Here’s the thing about these thankful posts: if you are thankful every day of the year, that’s awesome. You don’t have to post about it on Facebook to prove it; you can if you want to. Doing it just in November for the occasion of Thanksgiving, when you can’t even come up with things that you are sincerely and unselfishly thankful for, only to turn right around and return to being a blazing, ungrateful asshole every other day of the year … well, it stinks.
What stinks even more than that is how frequently people come to my blog looking for things to be thankful for, during the month of November.
As I said before, I’ve made it sort of a tradition to talk shit about those thankful posts over the last two years on this blog. That means that over the years, the more people have read and searched out the keywords used in those posts, the higher they’ve been indexed on Google.
Translation: a lot of friggin’ people are Googling “things to post thankful on Facebook” and landing on my blog as a result.
To All You Jerks Looking For Something To Be Thankful For …
Just.
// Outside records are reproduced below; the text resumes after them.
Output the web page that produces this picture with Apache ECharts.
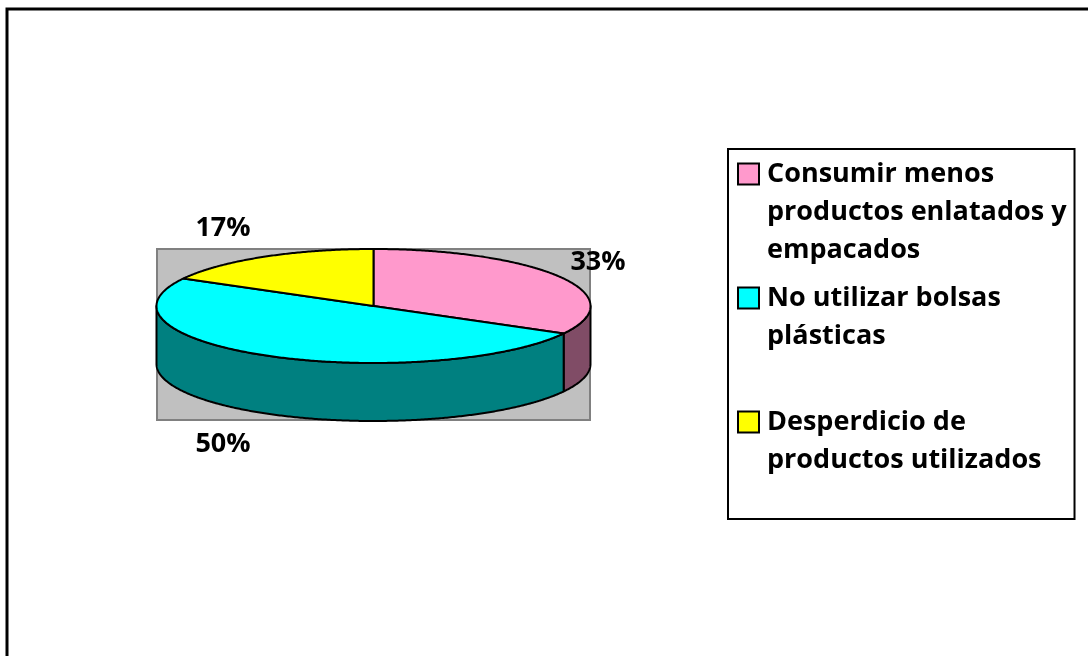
<!DOCTYPE html>
<html><head><meta charset="utf-8">
<script src="https://cdn.jsdelivr.net/npm/echarts@6/dist/echarts.min.js"></script>
<style>html,body{margin:0;padding:0;background:#fff}#c{width:1088px;height:656px}</style>
</head><body><div id="c"></div>
<script>
// ---- data ----
const categories = ['Consumir menos productos enlatados y empacados', 'No utilizar bolsas plásticas', 'Desperdicio de productos utilizados'];
const values = [33, 50, 17];

// ---- styles / layout ----
const topColors = ['#ff99cc', '#00ffff', '#ffff00'];
const sideColors = ['#804c66', '#008080', '#808000'];
const FONT = '"Open Sans"';
const FSIZE = 27;
const LH = 38;
const PIE = { cx: 373.5, cy: 306, rx: 217, ry: 57, depth: 58 };
const LABEL_POS = [[598, 262], [223, 444], [223, 228]];
const LEGEND_WRAP = 315;

const total = values.reduce((a, b) => a + b, 0);
function angleAt(cum) { return Math.PI / 2 - 2 * Math.PI * cum / total; }
function pt(th, dy) { return [PIE.cx + PIE.rx * Math.cos(th), PIE.cy - PIE.ry * Math.sin(th) + (dy || 0)]; }
function arc(a0, a1, dy) {
  const n = Math.max(2, Math.ceil(Math.abs(a0 - a1) / (Math.PI / 360)));
  const pts = [];
  for (let k = 0; k <= n; k++) pts.push(pt(a0 + (a1 - a0) * k / n, dy));
  return pts;
}

function makeRender(i) {
  return function (params, api) {
    const v = api.value(0);
    let cum = 0;
    for (let j = 0; j < i; j++) cum += values[j];
    const a0 = angleAt(cum), a1 = angleAt(cum + v);
    const children = [];
    for (const m of [-1, 0, 1]) {
      const lo = Math.max(a1, -Math.PI + 2 * Math.PI * m);
      const hi = Math.min(a0, 2 * Math.PI * m);
      if (hi - lo > 1e-6) {
        const pts = arc(hi, lo, 0).concat(arc(lo, hi, PIE.depth));
        children.push({
          type: 'polygon', shape: { points: pts },
          style: { fill: sideColors[i], stroke: '#000', lineWidth: 2, lineJoin: 'round' }
        });
      }
    }
    const topPts = [[PIE.cx, PIE.cy]].concat(arc(a0, a1, 0));
    children.push({
      type: 'polygon', shape: { points: topPts },
      style: { fill: topColors[i], stroke: '#000', lineWidth: 2, lineJoin: 'round' }
    });
    children.push({
      type: 'text', x: LABEL_POS[i][0], y: LABEL_POS[i][1],
      style: {
        text: Math.round(v / total * 100) + '%',
        fontFamily: FONT, fontWeight: 'bold', fontSize: FSIZE,
        fill: '#000', align: 'center', verticalAlign: 'middle'
      }
    });
    return { type: 'group', children: children };
  };
}

// simple word wrap using canvas measurement
const mctx = document.createElement('canvas').getContext('2d');
mctx.font = 'bold ' + FSIZE + 'px ' + FONT;
function wrap(text) {
  const words = text.split(' ');
  const lines = [];
  let cur = '';
  for (const w of words) {
    const t = cur ? cur + ' ' + w : w;
    if (cur && mctx.measureText(t).width > LEGEND_WRAP) { lines.push(cur); cur = w; }
    else cur = t;
  }
  if (cur) lines.push(cur);
  return lines;
}

const rich = {
  t: { fontFamily: FONT, fontWeight: 'bold', fontSize: FSIZE, lineHeight: LH, color: '#000' },
  g: { width: 9, lineHeight: LH },
  sp: { width: 28, lineHeight: LH }
};
topColors.forEach((c, i) => {
  rich['b' + i] = { width: 19, height: 19, backgroundColor: c, borderColor: '#000', borderWidth: 2, lineHeight: LH };
});

const series = categories.map((name, i) => ({
  type: 'custom',
  name: name,
  coordinateSystem: 'none',
  silent: true,
  data: [values[i]],
  itemStyle: { color: topColors[i] },
  renderItem: makeRender(i)
}));

const chart = echarts.init(document.getElementById('c'), null, { renderer: 'canvas' });
chart.setOption({
  animation: false,
  backgroundColor: '#fff',
  graphic: [
    { type: 'rect', z: 0, shape: { x: 7, y: 9, width: 1300, height: 900 }, style: { fill: 'none', stroke: '#000', lineWidth: 3 } },
    { type: 'rect', z: 0, shape: { x: 157, y: 249, width: 433, height: 171 }, style: { fill: '#c0c0c0', stroke: '#808080', lineWidth: 2 } }
  ],
  legend: {
    orient: 'vertical', left: 728, top: 149,
    padding: [6, 8, 2, 6],
    borderColor: '#000', borderWidth: 2, backgroundColor: '#fff',
    itemWidth: 0, itemHeight: 0, itemGap: 10,
    selectedMode: false,
    data: categories,
    formatter: function (name) {
      const i = categories.indexOf(name);
      const lines = wrap(name);
      while (lines.length < 3) lines.push('');
      return lines.map((l, k) => (k === 0 ? '{b' + i + '|}{g|}' : '{sp|}') + (l ? '{t|' + l + '}' : '')).join('\n');
    },
    textStyle: { fontFamily: FONT, fontWeight: 'bold', fontSize: FSIZE, lineHeight: LH, color: '#000', rich: rich }
  },
  series: series
});
</script>
</body></html>
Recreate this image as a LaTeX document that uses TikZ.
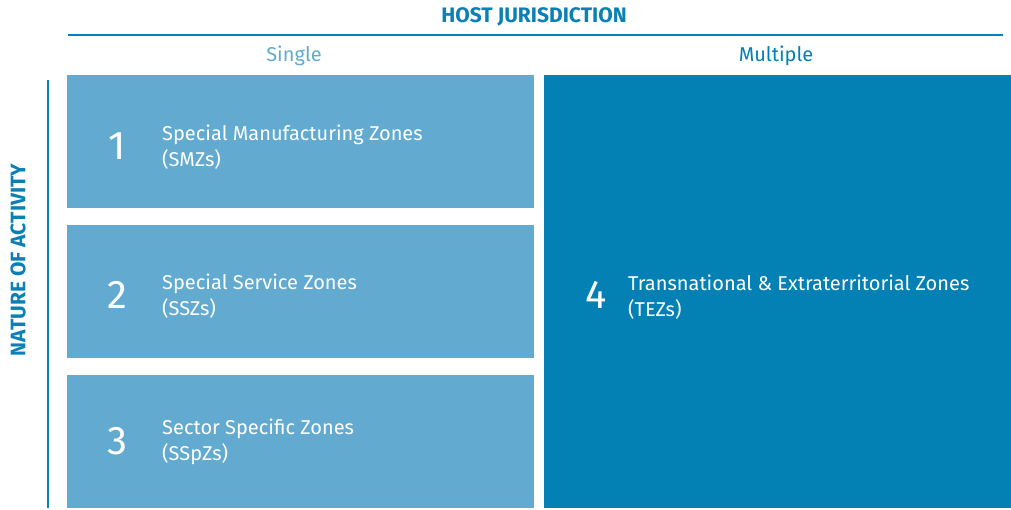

Fucking. Stop. It. NOW.
If you have to Google things to be thankful for, chances are you AREN’T ACTUALLY THANKFUL FOR THOSE THINGS.
If you cannot come up with shit that is original, real, unselfish, immaterial, and sincere, chances are you SHOULDN’T BE THANKFUL FOR THOSE THINGS.
If you need a month and a holiday, and a holiday that celebrates gluttony and the slaughtering and genocide of entire nations of innocent people at that, to remind yourself that you should be even the slightest bit grateful for the things you have in your life, chances are YOU’S A DICK.
Here’s the moral: we should all be grateful for what we have, every day of the year. Even if it isn’t much. Even if it’s a lot. It could all be gone in an instant, and it is usually the self-aggrandizing November Facebook thankful posters that don’t seem to realize that. If you want to do your little tradition of posting crap on Facebook you are thankful for, fine – by all means, it is your page. But be sincere about it. Don’t post thankfulness for things like your cellphones and your unmistakable talents in whatever you seem to think you are so talented at.